Transitions to parenthood: his, hers, and theirs.



This study explores marital processes that may underlie the apparent decline in satisfaction with marriage in partners becoming parents for the 1st time. The study assessed 47 couples expecting a 1st child and 15 couples not yet decided about having a child at pretest, post 1 (6 months post partum of 9 months after pretest) and post 2 (18 months postpartum or 21 months after pretest). Questionnaires examined: 1) psychological sense of self; 2) partners' role arrangements and communication; 3) parenting ideology; 4) perceptions of the family of origin; and 5) social support and life stress, including parents' work patterns. Parenthood seems to bring more change, and more negative change, in each of the 5 domains of family life that were investigated for comparable couples not having a 1st child experience over a similar period of time.
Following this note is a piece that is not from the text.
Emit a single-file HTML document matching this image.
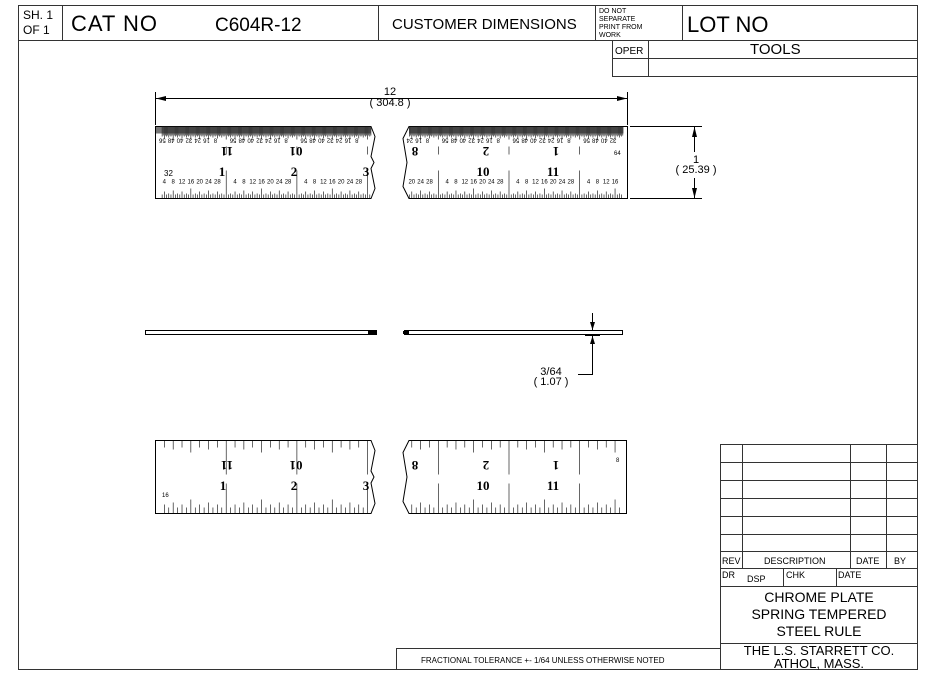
<!DOCTYPE html>
<html><head><meta charset="utf-8"><style>
html,body{margin:0;padding:0;background:#fff}
svg{display:block}
text{font-family:"Liberation Sans",sans-serif;fill:#000}
.b{font-family:"Liberation Serif",serif;font-weight:bold}
</style></head><body>
<svg id="s" width="936" height="684" viewBox="0 0 936 684" xmlns="http://www.w3.org/2000/svg">
<g fill="none" stroke="#333" stroke-width="1">
<rect x="18.5" y="5.5" width="899" height="664"/>
<line x1="18" y1="40.5" x2="918" y2="40.5"/>
<line x1="62.5" y1="5" x2="62.5" y2="40"/>
<line x1="378.5" y1="5" x2="378.5" y2="40"/>
<line x1="595.5" y1="5" x2="595.5" y2="40"/>
<line x1="682.5" y1="5" x2="682.5" y2="40"/>
<line x1="612.5" y1="40" x2="612.5" y2="76"/>
<line x1="648.5" y1="40" x2="648.5" y2="76"/>
<line x1="612" y1="58.5" x2="918" y2="58.5"/>
<line x1="612" y1="76.5" x2="918" y2="76.5"/>
<rect x="720.5" y="444.5" width="197" height="225"/>
<line x1="720" y1="462.5" x2="918" y2="462.5"/>
<line x1="720" y1="480.5" x2="918" y2="480.5"/>
<line x1="720" y1="498.5" x2="918" y2="498.5"/>
<line x1="720" y1="516.5" x2="918" y2="516.5"/>
<line x1="720" y1="534.5" x2="918" y2="534.5"/>
<line x1="720" y1="551.5" x2="918" y2="551.5"/>
<line x1="720" y1="568.5" x2="918" y2="568.5"/>
<line x1="720" y1="586.5" x2="918" y2="586.5"/>
<line x1="720" y1="643.5" x2="918" y2="643.5"/>
<line x1="742.5" y1="444" x2="742.5" y2="568"/>
<line x1="850.5" y1="444" x2="850.5" y2="568"/>
<line x1="886.5" y1="444" x2="886.5" y2="568"/>
<line x1="783.5" y1="568" x2="783.5" y2="586"/>
<line x1="836.5" y1="568" x2="836.5" y2="586"/>
<rect x="396.5" y="648.5" width="324" height="21"/>
</g>
<text x="23" y="19" font-size="12">SH. 1</text>
<text x="23" y="34" font-size="12">OF  1</text>
<text x="71" y="31" font-size="22" textLength="86">CAT NO</text>
<text x="215" y="31" font-size="19">C604R-12</text>
<text x="392" y="29" font-size="15">CUSTOMER DIMENSIONS</text>
<text x="599" y="13" font-size="7">DO NOT</text>
<text x="599" y="21" font-size="7">SEPARATE</text>
<text x="599" y="29" font-size="7">PRINT FROM</text>
<text x="599" y="37" font-size="7">WORK</text>
<text x="687" y="32" font-size="22">LOT NO</text>
<text x="615" y="54" font-size="10">OPER</text>
<text x="750" y="54" font-size="15">TOOLS</text>

<text x="722" y="564" font-size="9">REV</text>
<text x="764" y="564" font-size="9">DESCRIPTION</text>
<text x="856" y="564" font-size="9">DATE</text>
<text x="894" y="564" font-size="9">BY</text>
<text x="722" y="578" font-size="9">DR</text>
<text x="747" y="582" font-size="9">DSP</text>
<text x="786" y="578" font-size="9">CHK</text>
<text x="838" y="578" font-size="9">DATE</text>
<text x="819" y="602" font-size="14" text-anchor="middle">CHROME PLATE</text>
<text x="819" y="619" font-size="14" text-anchor="middle">SPRING TEMPERED</text>
<text x="819" y="636" font-size="14" text-anchor="middle">STEEL RULE</text>
<text x="819" y="655" font-size="13" text-anchor="middle">THE L.S. STARRETT CO.</text>
<text x="819" y="668" font-size="13" text-anchor="middle">ATHOL, MASS.</text>
<text x="421" y="663" font-size="8">FRACTIONAL TOLERANCE  +- 1/64 UNLESS OTHERWISE NOTED</text>

<g stroke="#000" stroke-width="1" fill="none">
<line x1="155.5" y1="92" x2="155.5" y2="125"/>
<line x1="627.5" y1="92" x2="627.5" y2="125"/>
<line x1="156" y1="98.5" x2="627" y2="98.5"/>
<line x1="630" y1="126.5" x2="702" y2="126.5"/>
<line x1="630" y1="198.5" x2="702" y2="198.5"/>
<line x1="694.5" y1="127" x2="694.5" y2="152"/>
<line x1="694.5" y1="178" x2="694.5" y2="198"/>
<line x1="592.5" y1="313" x2="592.5" y2="330"/>
<line x1="592.5" y1="336" x2="592.5" y2="374"/>
<line x1="578" y1="374.5" x2="593" y2="374.5"/>
<line x1="585" y1="330.5" x2="600" y2="330.5"/>
<line x1="585" y1="335.5" x2="600" y2="335.5"/>
</g>
<g fill="#000">
<polygon points="156,98.5 166,96 166,101"/>
<polygon points="627,98.5 617,96 617,101"/>
<polygon points="694.5,127 692,137 697,137"/>
<polygon points="694.5,198 692,188 697,188"/>
<polygon points="592.5,330 590,322 595,322"/>
<polygon points="592.5,336 590,344 595,344"/>
</g>
<text x="390" y="95" font-size="11" text-anchor="middle">12</text>
<text x="390" y="106" font-size="11" text-anchor="middle">( 304.8 )</text>
<text x="696" y="163" font-size="11" text-anchor="middle">1</text>
<text x="696" y="173" font-size="11" text-anchor="middle">( 25.39 )</text>
<text x="551" y="375" font-size="11" text-anchor="middle">3/64</text>
<text x="551" y="385" font-size="11" text-anchor="middle">( 1.07 )</text>

<g stroke="#000" fill="#fff">
<rect x="145.5" y="330.5" width="231" height="4"/>
<rect x="404.5" y="330.5" width="218" height="4"/>
</g>
<rect x="368" y="331" width="9" height="3" fill="#000"/>
<rect x="403" y="331" width="6" height="3" fill="#000"/>

<g id="rulers"></g>

<g class="b" font-size="13">
<text class="b" x="222" y="176" text-anchor="middle">1</text>
<text class="b" x="294" y="176" text-anchor="middle">2</text>
<text class="b" x="366" y="176" text-anchor="middle">3</text>
<text class="b" x="415" y="157" transform="rotate(180 415 152)" text-anchor="middle">8</text>
<text class="b" x="483" y="176" text-anchor="middle">10</text>
<text class="b" x="553" y="176" text-anchor="middle">11</text>
<text class="b" x="294" y="490" text-anchor="middle">2</text>
<text class="b" x="223" y="490" text-anchor="middle">1</text>
<text class="b" x="483" y="490" text-anchor="middle">10</text>
<text class="b" x="553" y="490" text-anchor="middle">11</text>
<text class="b" x="227" y="157" transform="rotate(180 227 152)" text-anchor="middle">11</text>
<text class="b" x="296" y="157" transform="rotate(180 296 152)" text-anchor="middle">01</text>
<text class="b" x="486" y="157" transform="rotate(180 486 152)" text-anchor="middle">2</text>
<text class="b" x="556" y="157" transform="rotate(180 556 152)" text-anchor="middle">1</text>
<text class="b" x="227" y="471" transform="rotate(180 227 466)" text-anchor="middle">11</text>
<text class="b" x="296" y="471" transform="rotate(180 296 466)" text-anchor="middle">01</text>
<text class="b" x="366" y="490" text-anchor="middle">3</text>
<text class="b" x="415" y="471" transform="rotate(180 415 466)" text-anchor="middle">8</text>
<text class="b" x="486" y="471" transform="rotate(180 486 466)" text-anchor="middle">2</text>
<text class="b" x="556" y="471" transform="rotate(180 556 466)" text-anchor="middle">1</text>
</g>
<text x="164" y="176" font-size="8">32</text>
<text x="162" y="497" font-size="6">16</text>
<text x="616" y="462" font-size="6">8</text>
<text x="614" y="155" font-size="6">64</text>
<g font-size="6" id="smalls"></g>
</svg>
<script>
var NS="http://www.w3.org/2000/svg",g=document.getElementById('rulers'),sm=document.getElementById('smalls');
function L(x1,y1,x2,y2,w,c){var l=document.createElementNS(NS,'line');l.setAttribute('x1',x1);l.setAttribute('y1',y1);l.setAttribute('x2',x2);l.setAttribute('y2',y2);l.setAttribute('stroke',c||'#000');l.setAttribute('stroke-width',w||0.6);g.appendChild(l);}
function R(x,y,w,h,c){var r=document.createElementNS(NS,'rect');r.setAttribute('x',x);r.setAttribute('y',y);r.setAttribute('width',w);r.setAttribute('height',h);r.setAttribute('fill',c);g.appendChild(r);}
function T(x,y,s,rot){var t=document.createElementNS(NS,'text');t.setAttribute('x',x);t.setAttribute('y',y);t.setAttribute('text-anchor','middle');t.setAttribute('font-size','6');if(rot)t.setAttribute('transform','rotate(180 '+x+' '+(y-2)+')');t.textContent=s;sm.appendChild(t);}
var IN=70.7,x0=155.5;
function X(i){return x0+i*IN;}
function outline(a,b,top,bot,leftZig,rightZig){
  var mid=(top+bot)/2;
  var pl=document.createElementNS(NS,'polygon');
  var pts=rightZig?[[a,top],[b-4,top],[b,top+10],[b-4,mid-6],[b-1,mid],[b-4,mid+6],[b,bot-10],[b-4,bot],[a,bot]]:[[a,top],[b,top],[b,bot],[a,bot]];
  if(leftZig){pts=[[a+6,top],[b,top],[b,bot],[a+6,bot],[a,bot-12],[a+4,mid],[a,top+12]];}
  pl.setAttribute('points',pts.map(function(q){return q.join(',')}).join(' '));
  pl.setAttribute('fill','none');pl.setAttribute('stroke','#000');pl.setAttribute('stroke-width','1');g.appendChild(pl);
}
function topRuler(a,b,top,bot,lz,rz){
  R(a+(lz?6:0),top,(b-4)-(a+(lz?6:0)),7,'#777');
  outline(a,b,top,bot,lz,rz);
  for(var k=0;;k++){var x=x0+k*IN/64;if(x>b-4)break;if(x<a+6)continue;
    var h=(k%16==0)?13:(k%8==0?12:(k%4==0?11:(k%2==0?10:9)));L(x,top,x,top+h,0.7,'#222');}
  for(var k=0;;k++){var x=x0+k*IN/32;if(x>b-4)break;if(x<a+6)continue;
    var h=(k%32==0)?28:(k%16==0?10:(k%8==0?8:(k%4==0?7:(k%2==0?5:4))));L(x,bot,x,bot-h,0.6);}
  var labs=['4','8','12','16','20','24','28'],ul=['56','48','40','32','24','16','8'];
  for(var i=0;i<13;i++){for(var j=0;j<7;j++){
    var x=X(i)+(j+1)*IN/8; if(x<a+6||x>b-6)continue;
    T(x,bot-15,labs[j]);T(X(i)+(j)*IN/8+IN/16*1.1+2,top+16,ul[j],true);}}
  for(var i=0;i<13;i++){var x=X(i);if(x>a+6&&x<b-4){L(x,top+20,x,top+28,0.6);}}
}
topRuler(155.5,375,126.5,198.5,false,true);
topRuler(403,627.5,126.5,198.5,true,false);
function botRuler(a,b,top,bot,lz,rz){
  outline(a,b,top,bot,lz,rz);
  for(var k=0;;k++){var x=x0+k*IN/8;if(x>b-3)break;if(x<a+6)continue;
    var h=(k%8==0)?34:(k%4==0?12:(k%2==0?9:7));L(x,top,x,top+h,0.6);}
  for(var k=0;;k++){var x=x0+k*IN/16;if(x>b-3)break;if(x<a+6)continue;
    var h=(k%16==0)?30:(k%8==0?14:(k%4==0?11:(k%2==0?9:6)));L(x,bot,x,bot-h,0.6);}
}
botRuler(155.5,375,440.5,513.5,false,true);
botRuler(403,626.5,440.5,513.5,true,false);
</script>
</body></html>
Quantitative data support this conclusion in 4 of the 5 domains (individuals sense of self, marital, parent-child, and outside the family). Interview data suggest that new parents' relationships with their families of origin also undergo change at this time. Although shifts within domains often showed patterns similar to change in overall satisfaction with the marriage, the connection between the 2 was not linear and direct, especially for women. Men and women in transition to parenthood become increasingly different from one another; the results suggest that increased gender differentiation accompanying the transition to parenthood is a factor in accounting for marital satisfaction decline.